When the owner requests HUD approval of an adjustment in Contract Rents under § 886.312, an analysis of the project’s Utility Allowances must be included. Such data as changes in utility rates and other facts affecting utility consumption should be provided as part of this analysis to permit appropriate adjustments in the Utility Allowances. In addition, when approval of a utility rate change would result in a cumulative increase of 10 percent or more in the most recently approved Utility Allowances, the owner must advise the Secretary and request approval of new Utility Allowances.


(Approved by the Office of Management and Budget under control numbers 2502-0352 and 2502-0354)

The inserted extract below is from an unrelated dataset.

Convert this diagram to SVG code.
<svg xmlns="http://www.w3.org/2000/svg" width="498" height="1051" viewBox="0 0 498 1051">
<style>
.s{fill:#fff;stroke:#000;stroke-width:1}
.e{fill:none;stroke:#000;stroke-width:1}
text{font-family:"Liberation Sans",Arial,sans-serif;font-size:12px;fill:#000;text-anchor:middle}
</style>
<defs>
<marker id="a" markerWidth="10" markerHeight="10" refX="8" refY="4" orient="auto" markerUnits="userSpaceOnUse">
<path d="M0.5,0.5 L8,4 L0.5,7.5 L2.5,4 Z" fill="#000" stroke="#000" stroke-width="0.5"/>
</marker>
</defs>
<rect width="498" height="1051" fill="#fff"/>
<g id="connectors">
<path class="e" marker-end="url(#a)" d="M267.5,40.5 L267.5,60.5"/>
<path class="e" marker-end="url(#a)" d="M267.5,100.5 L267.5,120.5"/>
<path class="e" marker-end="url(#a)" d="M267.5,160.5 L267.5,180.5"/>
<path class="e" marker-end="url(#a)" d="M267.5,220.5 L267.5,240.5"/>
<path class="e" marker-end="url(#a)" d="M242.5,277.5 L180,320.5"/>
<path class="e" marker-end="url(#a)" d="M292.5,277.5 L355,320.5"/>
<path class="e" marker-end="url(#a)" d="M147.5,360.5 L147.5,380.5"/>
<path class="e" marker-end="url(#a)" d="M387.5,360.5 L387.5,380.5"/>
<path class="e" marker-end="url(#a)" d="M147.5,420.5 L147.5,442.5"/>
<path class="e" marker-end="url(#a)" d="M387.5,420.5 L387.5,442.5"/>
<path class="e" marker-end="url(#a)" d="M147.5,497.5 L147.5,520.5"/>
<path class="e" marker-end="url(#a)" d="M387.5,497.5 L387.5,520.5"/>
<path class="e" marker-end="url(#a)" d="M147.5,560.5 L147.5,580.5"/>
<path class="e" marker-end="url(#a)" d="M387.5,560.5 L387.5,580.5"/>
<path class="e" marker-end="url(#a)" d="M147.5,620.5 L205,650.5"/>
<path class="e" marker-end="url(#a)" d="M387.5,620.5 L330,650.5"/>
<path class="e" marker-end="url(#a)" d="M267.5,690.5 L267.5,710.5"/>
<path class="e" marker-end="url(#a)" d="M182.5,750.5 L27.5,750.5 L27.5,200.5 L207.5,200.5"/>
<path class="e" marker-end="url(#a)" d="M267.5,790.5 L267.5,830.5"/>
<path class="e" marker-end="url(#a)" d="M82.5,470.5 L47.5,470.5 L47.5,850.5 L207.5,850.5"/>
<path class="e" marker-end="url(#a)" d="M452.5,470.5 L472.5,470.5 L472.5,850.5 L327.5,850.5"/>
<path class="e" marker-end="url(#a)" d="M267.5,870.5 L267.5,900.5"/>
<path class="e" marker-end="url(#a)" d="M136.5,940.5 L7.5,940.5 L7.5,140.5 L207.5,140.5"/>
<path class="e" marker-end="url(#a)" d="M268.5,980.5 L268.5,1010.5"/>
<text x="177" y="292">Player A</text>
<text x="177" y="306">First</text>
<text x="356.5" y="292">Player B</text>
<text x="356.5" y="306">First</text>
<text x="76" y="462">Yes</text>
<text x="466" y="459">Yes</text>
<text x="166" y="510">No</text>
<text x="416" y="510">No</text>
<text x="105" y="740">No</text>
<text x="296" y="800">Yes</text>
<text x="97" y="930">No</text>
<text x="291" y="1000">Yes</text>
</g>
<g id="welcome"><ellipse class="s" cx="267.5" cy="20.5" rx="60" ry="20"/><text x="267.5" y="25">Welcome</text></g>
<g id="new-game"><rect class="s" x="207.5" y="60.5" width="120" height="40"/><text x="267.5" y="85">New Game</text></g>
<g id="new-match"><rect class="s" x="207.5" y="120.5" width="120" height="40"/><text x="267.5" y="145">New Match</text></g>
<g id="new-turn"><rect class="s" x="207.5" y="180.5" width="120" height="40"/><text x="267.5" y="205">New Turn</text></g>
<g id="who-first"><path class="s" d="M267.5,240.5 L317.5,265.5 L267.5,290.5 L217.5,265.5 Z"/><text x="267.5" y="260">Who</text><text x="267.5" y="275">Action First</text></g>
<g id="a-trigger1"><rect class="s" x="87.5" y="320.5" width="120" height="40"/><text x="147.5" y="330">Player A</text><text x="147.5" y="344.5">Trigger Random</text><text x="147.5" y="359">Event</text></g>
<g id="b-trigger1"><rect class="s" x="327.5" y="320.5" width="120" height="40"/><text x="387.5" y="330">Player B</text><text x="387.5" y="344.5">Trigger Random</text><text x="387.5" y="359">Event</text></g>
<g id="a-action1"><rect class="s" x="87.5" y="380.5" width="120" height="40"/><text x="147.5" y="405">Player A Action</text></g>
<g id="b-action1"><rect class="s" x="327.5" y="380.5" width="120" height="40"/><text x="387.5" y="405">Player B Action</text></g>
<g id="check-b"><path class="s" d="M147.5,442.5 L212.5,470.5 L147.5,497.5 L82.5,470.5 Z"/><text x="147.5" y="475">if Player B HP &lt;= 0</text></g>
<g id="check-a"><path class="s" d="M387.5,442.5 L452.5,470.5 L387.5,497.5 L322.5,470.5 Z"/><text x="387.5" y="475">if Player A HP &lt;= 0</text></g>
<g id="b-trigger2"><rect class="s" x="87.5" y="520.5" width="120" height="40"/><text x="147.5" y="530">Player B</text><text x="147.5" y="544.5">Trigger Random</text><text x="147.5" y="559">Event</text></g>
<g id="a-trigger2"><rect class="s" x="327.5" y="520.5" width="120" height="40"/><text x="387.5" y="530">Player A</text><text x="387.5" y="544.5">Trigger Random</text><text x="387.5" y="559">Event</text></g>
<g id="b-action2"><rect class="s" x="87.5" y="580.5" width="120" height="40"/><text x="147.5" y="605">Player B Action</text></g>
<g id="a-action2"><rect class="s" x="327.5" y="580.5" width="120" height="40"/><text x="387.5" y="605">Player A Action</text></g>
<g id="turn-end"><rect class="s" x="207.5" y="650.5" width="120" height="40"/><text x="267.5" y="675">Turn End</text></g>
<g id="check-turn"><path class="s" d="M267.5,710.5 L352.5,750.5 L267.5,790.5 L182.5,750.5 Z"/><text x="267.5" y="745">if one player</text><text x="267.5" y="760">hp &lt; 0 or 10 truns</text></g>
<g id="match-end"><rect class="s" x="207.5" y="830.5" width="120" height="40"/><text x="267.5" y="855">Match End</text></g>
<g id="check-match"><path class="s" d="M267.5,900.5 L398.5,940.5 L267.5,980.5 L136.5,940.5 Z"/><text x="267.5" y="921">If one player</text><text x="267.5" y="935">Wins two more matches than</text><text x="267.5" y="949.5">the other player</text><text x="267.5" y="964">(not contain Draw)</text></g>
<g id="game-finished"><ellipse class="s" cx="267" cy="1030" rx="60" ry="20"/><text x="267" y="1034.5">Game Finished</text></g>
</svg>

[51 FR 21864, June 16, 1986]


§ 886.327 Lease requirements.

(a) Term of lease. (1) The term of a lease, including a new lease or a lease amendment, executed by the owner and the family must be for at least one year, or the remaining term of the contract if the remaining term of the contract is less than one year.


(2) During the first year of the lease term, the owner may not terminate the tenancy for “other good cause” under 24 CFR 247.3(a)(3), unless the termination is based on family malfeasance or nonfeasance. For example, during the first year of the lease term, the owner may not terminate the tenancy for “other good cause” based on the failure of the family to accept the offer of a new lease.


(3) The lease may contain a provision permitting the family to terminate on 30 days advance written notice to the owner. In this case of a lease term for more than one year, the lease must contain this provision.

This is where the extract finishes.